The proposed project plans align with the 2022 West Maui Community Plan Update and the 2005 Pali to Puamana Parkway General Plan.

Depending on the alternative the state chooses, acquisitions of private property may be required, but the improved highway would remain in the existing highway right-of-way and/or on county and state properties where feasible.

In Launiupoko and Olowalu, all alignments carried out would require acquisition of private properties. In Ukumehame, most of the property immediately mauka of the highway is owned by the government, so there would be little or no acquisition of private property in that area. Further mauka in Ukumehame, improvements would require significant acquisition of private property.

In addition, the project may affect areas currently in use or proposed for future residential, commercial, public facility, agricultural and/or park uses, the report said.

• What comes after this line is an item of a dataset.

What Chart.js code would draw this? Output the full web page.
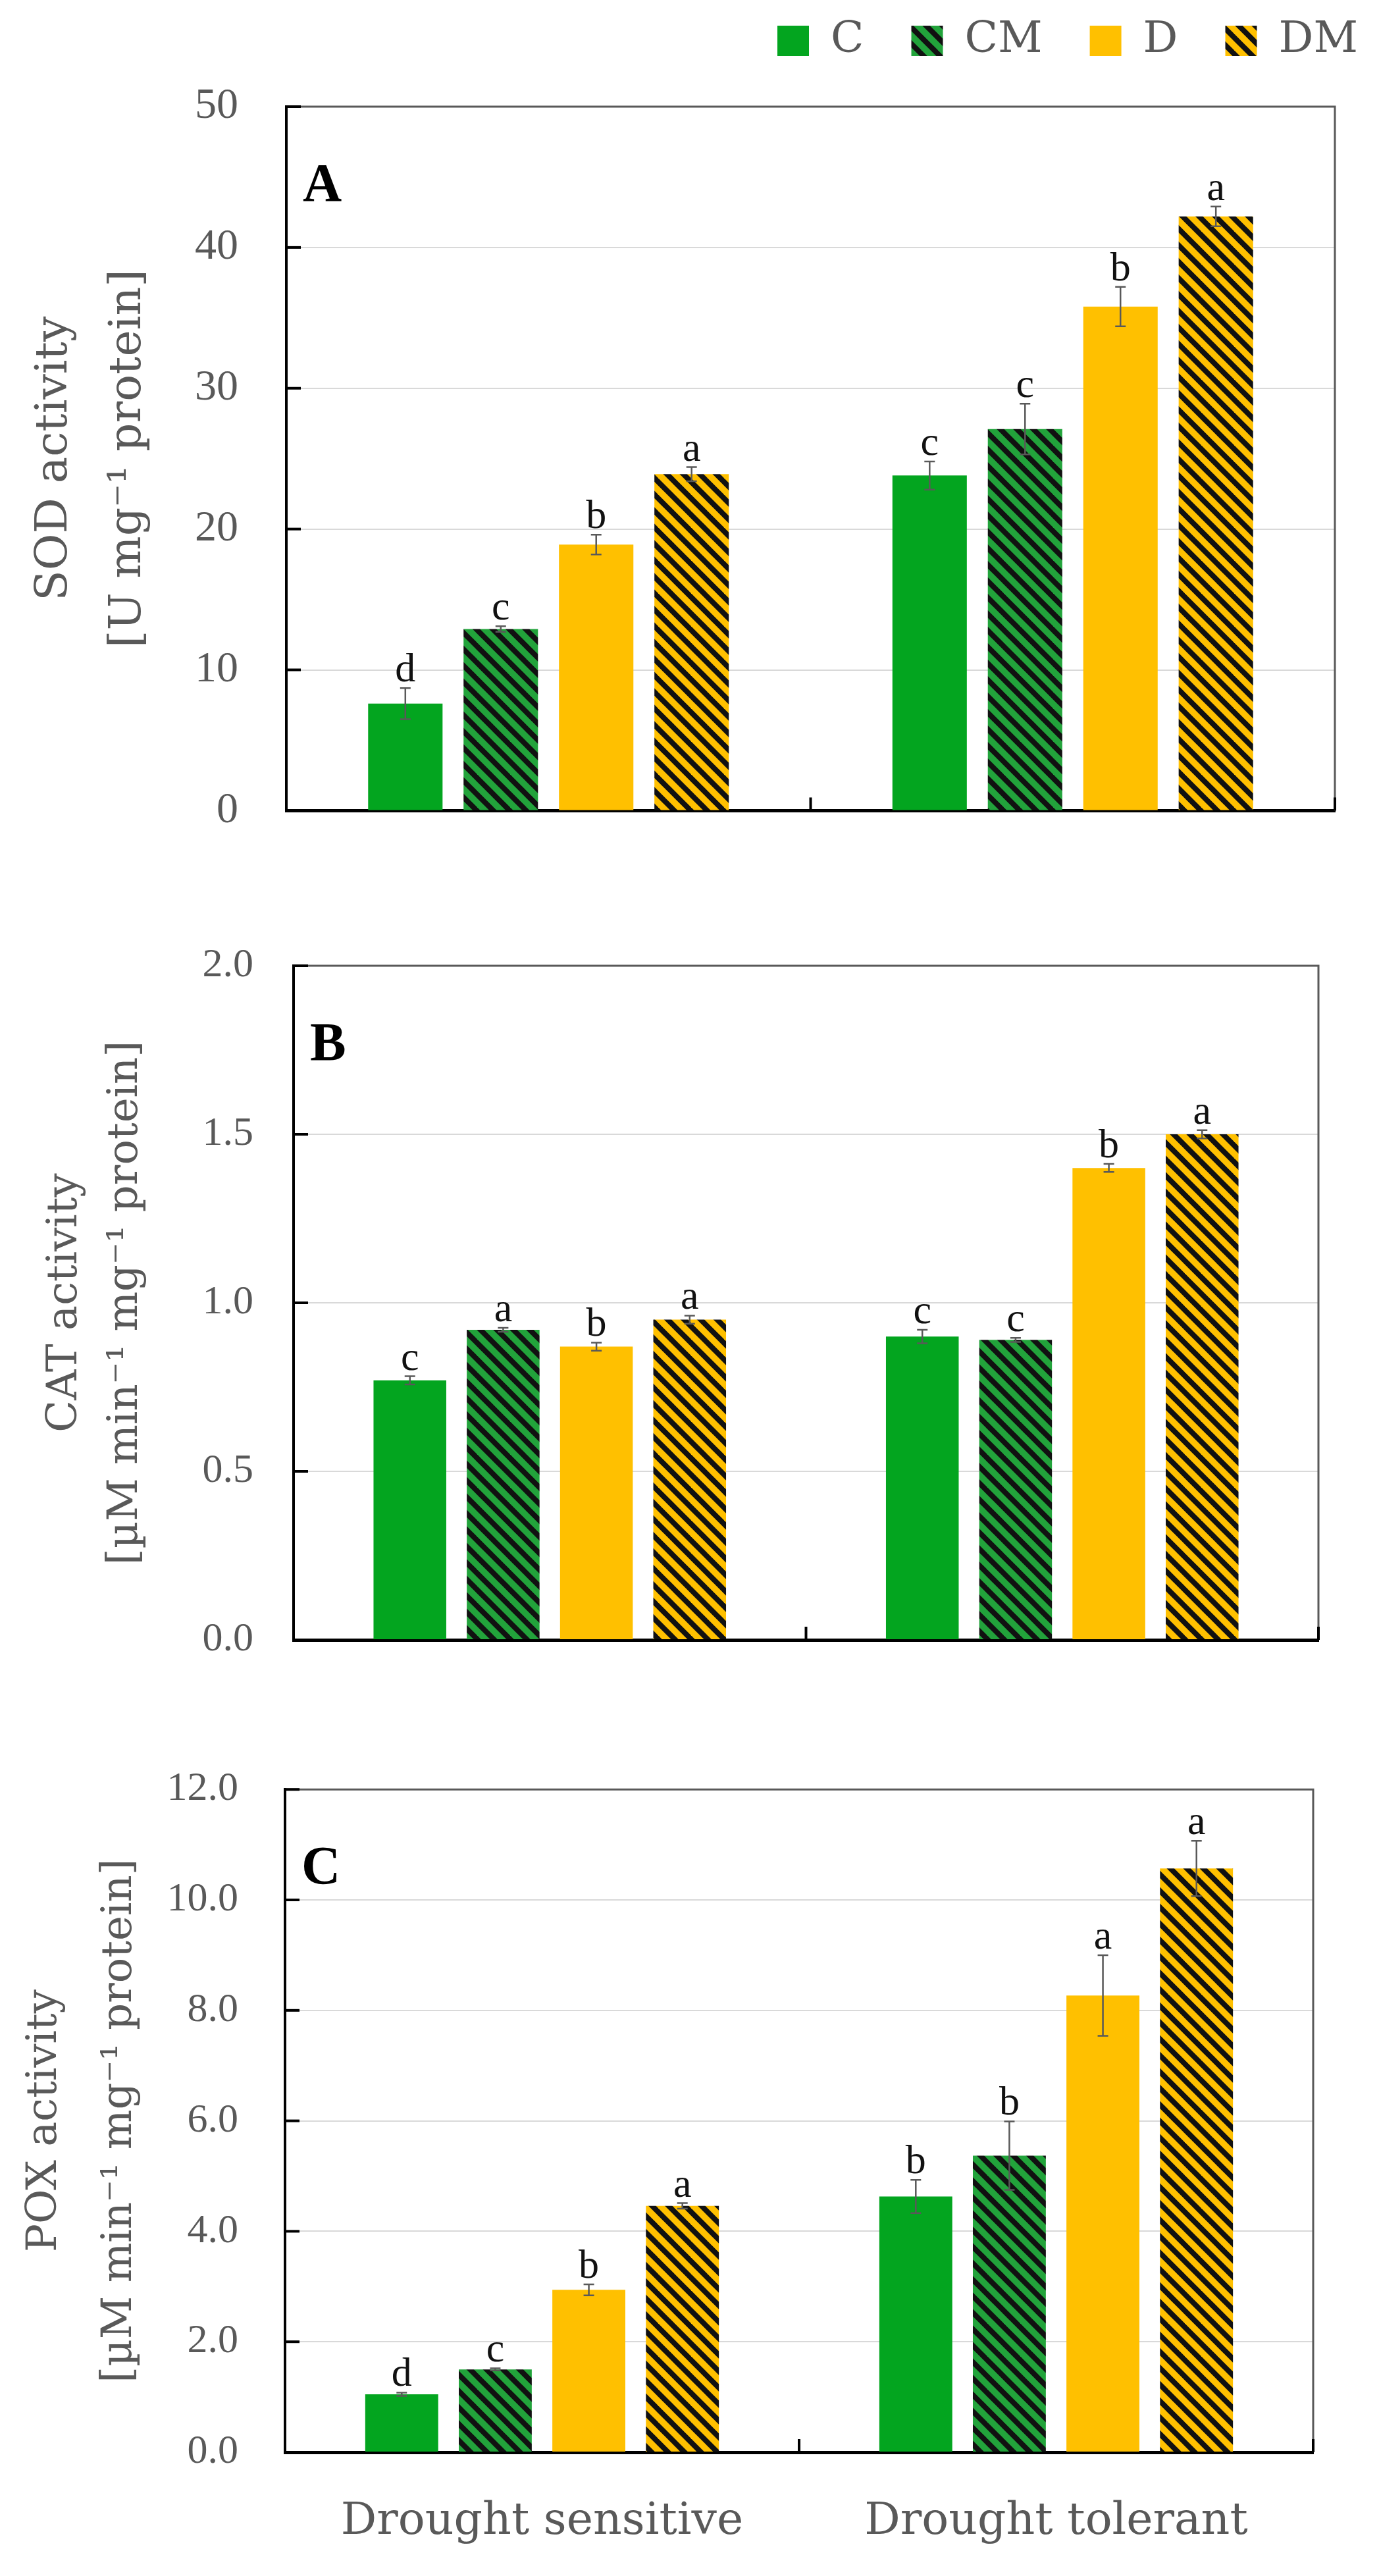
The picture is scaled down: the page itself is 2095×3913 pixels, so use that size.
<!DOCTYPE html>
<html>
<head>
<meta charset="utf-8">
<script src="https://cdn.jsdelivr.net/npm/chart.js@4.4.0/dist/chart.umd.min.js"></script>
<style>
html, body { margin: 0; padding: 0; background: #fff; overflow: hidden; }
#page { position: relative; width: 2095px; height: 3913px; overflow: hidden; background: #fff; }
canvas { position: absolute; left: 0; }
</style>
</head>
<body>
<div id="page">
  <canvas id="chartA" width="2135" height="1387" style="top:-43px"></canvas>
  <canvas id="chartB" width="2095" height="1350" style="top:1290px"></canvas>
  <canvas id="chartC" width="2095" height="1303" style="top:2610px"></canvas>
</div>
<script>
const groups = ['Drought sensitive', 'Drought tolerant'];
const treatments = ['C', 'CM', 'D', 'DM'];

// A - SOD activity
const sodC = [7.6, 23.8];
const sodCM = [12.9, 27.1];
const sodD = [18.9, 35.8];
const sodDM = [23.9, 42.2];
const sodErrC = [1.1, 1.0];
const sodErrCM = [0.2, 1.8];
const sodErrD = [0.7, 1.4];
const sodErrDM = [0.5, 0.7];
const sodLetC = ['d', 'c'];
const sodLetCM = ['c', 'c'];
const sodLetD = ['b', 'b'];
const sodLetDM = ['a', 'a'];
const sodTicks = ['0', '10', '20', '30', '40', '50'];

// B - CAT activity
const catC = [0.77, 0.90];
const catCM = [0.92, 0.89];
const catD = [0.87, 1.40];
const catDM = [0.95, 1.50];
const catErrC = [0.012, 0.02];
const catErrCM = [0.006, 0.006];
const catErrD = [0.012, 0.012];
const catErrDM = [0.012, 0.012];
const catLetC = ['c', 'c'];
const catLetCM = ['a', 'c'];
const catLetD = ['b', 'b'];
const catLetDM = ['a', 'a'];
const catTicks = ['0.0', '0.5', '1.0', '1.5', '2.0'];

// C - POX activity
const poxC = [1.05, 4.63];
const poxCM = [1.50, 5.37];
const poxD = [2.94, 8.27];
const poxDM = [4.46, 10.57];
const poxErrC = [0.03, 0.3];
const poxErrCM = [0.02, 0.62];
const poxErrD = [0.1, 0.73];
const poxErrDM = [0.05, 0.5];
const poxLetC = ['d', 'b'];
const poxLetCM = ['c', 'b'];
const poxLetD = ['b', 'a'];
const poxLetDM = ['a', 'a'];
const poxTicks = ['0.0', '2.0', '4.0', '6.0', '8.0', '10.0', '12.0'];

function makeStripes(base) {
    const tile = document.createElement('canvas');
    tile.width = 25;
    tile.height = 25;
    const t = tile.getContext('2d');
    t.fillStyle = base;
    t.fillRect(0, 0, 25, 25);
    t.strokeStyle = '#111';
    t.lineWidth = 8;
    for (let k = -1; k <= 1; k++) {
        t.beginPath();
        t.moveTo(k * 25 - 3, -3);
        t.lineTo(k * 25 + 28, 28);
        t.stroke();
    }
    return t.createPattern(tile, 'repeat');
}

const fills = ['#03A51F', makeStripes('#22A33B'), '#FFC000', makeStripes('#FFC000')];

// error bars, letters, panel letter, frame and inner ticks
const marks = {
    id: 'marks',
    afterDatasetsDraw(chart, args, opts) {
        const ctx = chart.ctx;
        const y = chart.scales.y;
        ctx.save();
        chart.data.datasets.forEach((ds, i) => {
            chart.getDatasetMeta(i).data.forEach((bar, j) => {
                const top = y.getPixelForValue(ds.data[j] + ds.err[j]);
                const bot = y.getPixelForValue(ds.data[j] - ds.err[j]);
                ctx.strokeStyle = '#595959';
                ctx.lineWidth = 2.5;
                ctx.beginPath();
                ctx.moveTo(bar.x, top);
                ctx.lineTo(bar.x, bot);
                ctx.moveTo(bar.x - 8, top);
                ctx.lineTo(bar.x + 8, top);
                ctx.moveTo(bar.x - 8, bot);
                ctx.lineTo(bar.x + 8, bot);
                ctx.stroke();
                ctx.fillStyle = '#111';
                ctx.font = '62px "Liberation Serif"';
                ctx.textAlign = 'center';
                ctx.textBaseline = 'alphabetic';
                ctx.fillText(ds.letters[j], bar.x, top - 10);
            });
        });
        ctx.restore();
    },
    afterDraw(chart, args, opts) {
        const ctx = chart.ctx;
        const a = chart.chartArea;
        const x = chart.scales.x;
        const y = chart.scales.y;
        ctx.save();
        ctx.strokeStyle = '#595959';
        ctx.lineWidth = 3;
        ctx.beginPath();
        ctx.moveTo(a.left, a.top);
        ctx.lineTo(a.right, a.top);
        ctx.lineTo(a.right, a.bottom);
        ctx.stroke();
        ctx.strokeStyle = '#000';
        ctx.lineWidth = 4;
        y.ticks.forEach(t => {
            const py = y.getPixelForValue(t.value);
            ctx.beginPath();
            ctx.moveTo(a.left, py);
            ctx.lineTo(a.left + 22, py);
            ctx.stroke();
        });
        [0.5, 1.5].forEach(v => {
            const px = x.getPixelForValue(v);
            ctx.beginPath();
            ctx.moveTo(px, a.bottom);
            ctx.lineTo(px, a.bottom - 20);
            ctx.stroke();
        });
        ctx.fillStyle = '#000';
        ctx.font = 'bold 82px "Liberation Serif"';
        ctx.textAlign = 'left';
        ctx.textBaseline = 'alphabetic';
        ctx.fillText(opts.panel, a.left + 25, a.top + 143);
        ctx.restore();
    }
};

// push the plot area down below the legend row
const legendGap = {
    id: 'legendGap',
    beforeInit(chart) {
        if (!chart.legend) return;
        const fit = chart.legend.fit;
        chart.legend.fit = function () {
            fit.bind(chart.legend)();
            this.height += 57;
        };
    }
};

function buildChart(id, vals, errs, lets, cfg) {
    const ctx = document.getElementById(id);
    const datasets = treatments.map((name, i) => ({
        label: name,
        data: vals[i],
        err: errs[i],
        letters: lets[i],
        backgroundColor: fills[i],
        borderWidth: 0,
        categoryPercentage: 0.728,
        barPercentage: 0.78
    }));
    const scales = {
        x: {
            grid: { display: false, drawTicks: false },
            border: { color: '#000', width: 5 },
            ticks: {
                display: cfg.showX,
                color: '#595959',
                font: { family: 'DejaVu Serif', size: 68 },
                padding: 66
            },
            afterFit: s => { s.height = cfg.xHeight; }
        },
        y: {
            min: cfg.min,
            max: cfg.max,
            ticks: {
                stepSize: cfg.step,
                color: '#595959',
                font: { family: 'Liberation Serif', size: cfg.tickSize },
                padding: cfg.tickPad,
                callback: (v, i) => cfg.tickLabels[i]
            },
            grid: { color: '#D9D9D9', lineWidth: 2, drawTicks: false },
            border: { color: '#000', width: 4 },
            title: {
                display: true,
                text: cfg.title,
                color: '#595959',
                font: { family: 'DejaVu Serif', size: cfg.titleSize, lineHeight: cfg.titleLh },
                padding: { top: cfg.titlePad, bottom: 0 }
            },
            afterFit: s => { s.width = cfg.yWidth; }
        }
    };
    if (cfg.rightWidth) {
        scales.yR = {
            type: 'linear',
            position: 'right',
            grid: { display: false },
            border: { display: false },
            ticks: { display: false },
            afterFit: s => { s.width = cfg.rightWidth; }
        };
    }
    new Chart(ctx, {
        type: 'bar',
        data: { labels: groups, datasets: datasets },
        options: {
            responsive: false,
            animation: false,
            devicePixelRatio: 1,
            layout: { padding: cfg.padding },
            scales: scales,
            plugins: {
                legend: {
                    display: cfg.legend,
                    position: 'top',
                    align: 'end',
                    labels: {
                        boxWidth: 48,
                        boxHeight: 46,
                        padding: 72,
                        color: '#595959',
                        font: { family: 'DejaVu Serif', size: 66 }
                    }
                },
                tooltip: { enabled: false },
                marks: { panel: cfg.panel }
            }
        },
        plugins: cfg.legend ? [legendGap, marks] : [marks]
    });
}

buildChart('chartA',
    [sodC, sodCM, sodD, sodDM],
    [sodErrC, sodErrCM, sodErrD, sodErrDM],
    [sodLetC, sodLetCM, sodLetD, sodLetDM],
    {
        panel: 'A', legend: true, showX: false, xHeight: 10,
        min: 0, max: 50, step: 10, tickLabels: sodTicks, tickSize: 66, tickPad: 73,
        title: ['SOD activity', '[U mg\u207B\u00B9 protein]'], titleSize: 68, titleLh: 1.65, titlePad: 27,
        yWidth: 435, rightWidth: 107,
        padding: { top: 0, right: 0, bottom: 49, left: 0 }
    });

buildChart('chartB',
    [catC, catCM, catD, catDM],
    [catErrC, catErrCM, catErrD, catErrDM],
    [catLetC, catLetCM, catLetD, catLetDM],
    {
        panel: 'B', legend: false, showX: false, xHeight: 10,
        min: 0, max: 2, step: 0.5, tickLabels: catTicks, tickSize: 62, tickPad: 61,
        title: ['CAT activity', '[\u00B5M min\u207B\u00B9 mg\u207B\u00B9 protein]'], titleSize: 64, titleLh: 1.44, titlePad: 53,
        yWidth: 446,
        padding: { top: 177, right: 92, bottom: 139, left: 0 }
    });

buildChart('chartC',
    [poxC, poxCM, poxD, poxDM],
    [poxErrC, poxErrCM, poxErrD, poxErrDM],
    [poxLetC, poxLetCM, poxLetD, poxLetDM],
    {
        panel: 'C', legend: false, showX: true, xHeight: 150,
        min: 0, max: 12, step: 2, tickLabels: poxTicks, tickSize: 62, tickPad: 71,
        title: ['POX activity', '[\u00B5M min\u207B\u00B9 mg\u207B\u00B9 protein]'], titleSize: 64, titleLh: 1.78, titlePad: 11,
        yWidth: 433,
        padding: { top: 108, right: 100, bottom: 38, left: 0 }
    });
</script>
</body>
</html>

Other improvement actions and alternatives may be further developed as a result of input from the scoping process and public hearings, the report states.

Honoapiilani Highway is the primary travel route for residents and visitors to and from West Maui – connecting the region to major hubs such as Kahului Airport, Kahului Harbor, Maui Memorial Medical Center and other medical services, Costco, and other resources . not readily available in Lahaina, Kaanapali, Napili, Kapalua and Kahana.

“As the only access to this part of the island, road closures and delays have serious consequences for West Maui residents and the economy,” the report said. “Because there is no other route to central Maui, even slowing traffic along this stretch can have significant effects on the movement of people and goods, including access for emergency vehicles, missed flights and travel delays for drivers.”

In addition, portions of the current Honoapiilani Highway alignment are located in coastal flood hazard areas identified by the Federal Emergency Management Agency.

Another repair project is currently being developed to address erosion, where 4,100 feet of highway in front of Ukumehame and 1,000 feet of highway in front of Olowalu will be moved 8 to 12 feet inland.

However, these projects are short-term solutions as they only address the worst locations where the road is already undermined.

Due to the scale, scope and complexity of improving the resilience of a single two-lane coastal highway, which may involve building an entirely new highway along a different alignment, the project could have significant environmental, cultural, historical, archaeological, recreational and community. impact, according to the opinion.

Because DOT and the Federal Highway Administration have determined that this project may have significant impacts, DOT/FHWA and cooperating agencies will prepare an environmental impact statement next year following public feedback next month.

A public hearing is anticipated for December 2023, followed by a 45-day public comment process.

Then in 2024, a possible final EIS will be published with construction starting in 2025.

State and federal funds will be used for this project. However, the estimated project costs for any construction alternative exceeded the limited funding available. An estimated cost was not included in the report.

The project received a US Department of Transportation Rebuilding America’s Infrastructure with Sustainability grant and equity to help fund it.

Two virtual public meetings will be held via Zoom from noon to 2:00 pm and from 6:00 pm to 8:00 pm on December 14th and in person from 6:00 pm to 8:00 pm on December 15th at the Lahaina Civic Center located at 1840 Honoapiilani Highway.